Organizations that make explicit executive decisions on their cloud strategy are providing far more guidance to the business and IT. Increased guidance allows for:
- Better requirement analysis
- More sophisticated architectural planning
- More flexible risk acceptance processes
The enterprise strategy should outline the organizational expectations for the form, significance and control of public cloud. This gives CIOs a clear mandate to influence the use of public clouds on behalf of business units. The strategy should also include guidance on what data can be placed into which cloud under what circumstances.
Read more: 5 Questions to Answer When Building a Cloud Strategy
Apply risk management practices to support cloud decisions
There is no such thing as perfect security protection. Accepting some risk is necessary for leveraging public cloud services, but ignoring these risks can be dangerous. When formulating a cloud computing strategy, organizations must make calculated decisions about what they will and will not do to mitigate cloud risks based on budget and risk appetite. This should be part of the overall cloud strategy.
A risk treatment model can provide a transparent view into cloud risk levels, helping IT leaders make appropriate decisions around the use of cloud. The risk model for public cloud should be based on five domains:
- Agility: The CSP’s ability to support unanticipated future needs
- Availability: Service disruptions and data loss
- Security: Confidentiality and data control
- Supplier: Changes in cloud provider business model or viability
- Compliance: Regulatory and other legal requirements
Using these domains as a framework, carefully weigh the risks versus the benefits before presenting any cloud decision. This will help CIOs set expectations with the rest of the leadership team around the security of the cloud. Accepting cloud risks is a legitimate business decision, but only if it is done consciously, with explicit acceptance of the responsibility.
Act on cloud predictions
Through 2025, 90% of the organizations that fail to control public cloud use will inappropriately share sensitive data.
Cloud strategies usually lag behind cloud use.

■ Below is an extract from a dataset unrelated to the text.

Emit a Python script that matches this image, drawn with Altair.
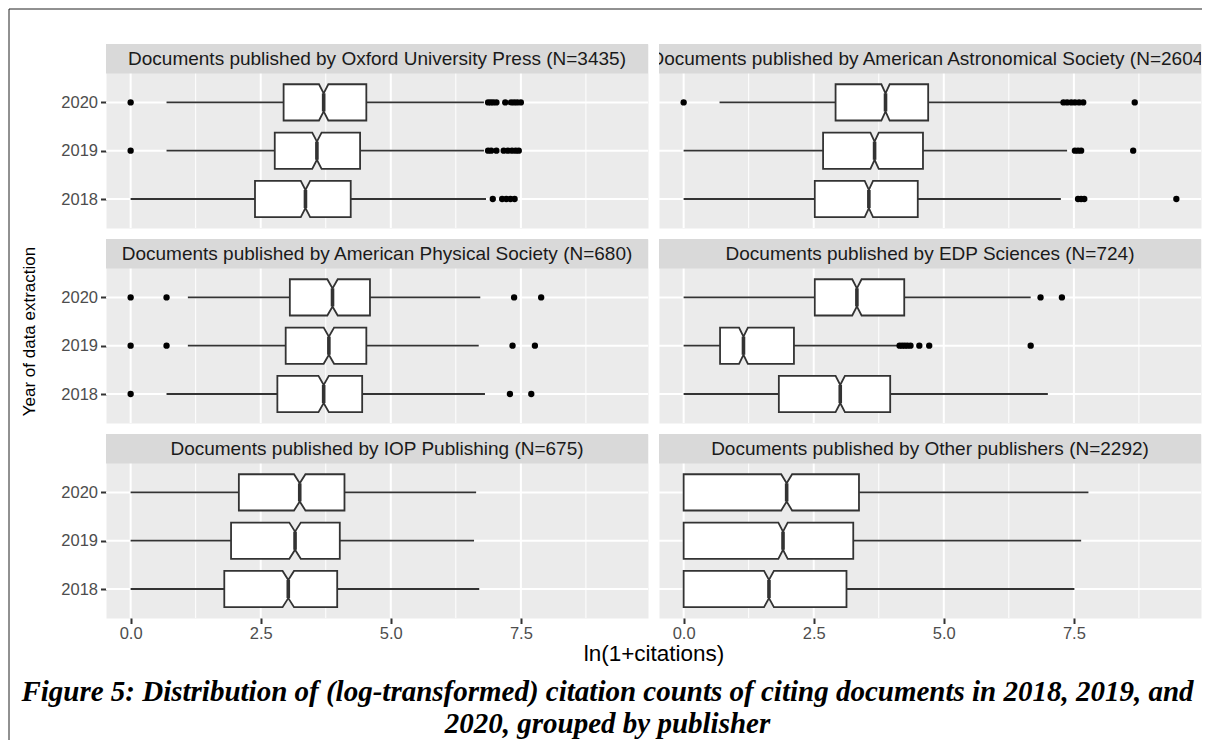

This leaves most organizations with a large amount of unsanctioned, and even unrecognized, public cloud use, creating unnecessary risk exposure. CIOs must develop a comprehensive enterprise strategy before cloud is implemented or risk the aftermath of an uncontrolled public cloud.
Through 2024, the majority of enterprises will continue to struggle with appropriately measuring cloud security risks.
Questions around the security of public cloud services are valid, but overestimating cloud risks can result in missed opportunities. Yet, while enterprises tended to overestimate cloud risk in the past, there's been a recent shift — many organizations are now underestimating cloud risks. This can prove just as detrimental, if not more so, than an overestimation of risk. A well-designed risk management strategy, aligned with the overarching cloud strategy, can help organizations determine where public cloud use makes sense and what actions can be taken to reduce risk exposure.
Through 2025, 99% of cloud security failures will be the customer’s fault.
CIOs can combat this by implementing and enforcing policies on cloud ownership, responsibility and risk acceptance. They should also be sure to follow a life cycle approach to cloud governance and put in place central management and monitoring plans to cover the inherent complexity of multicloud use.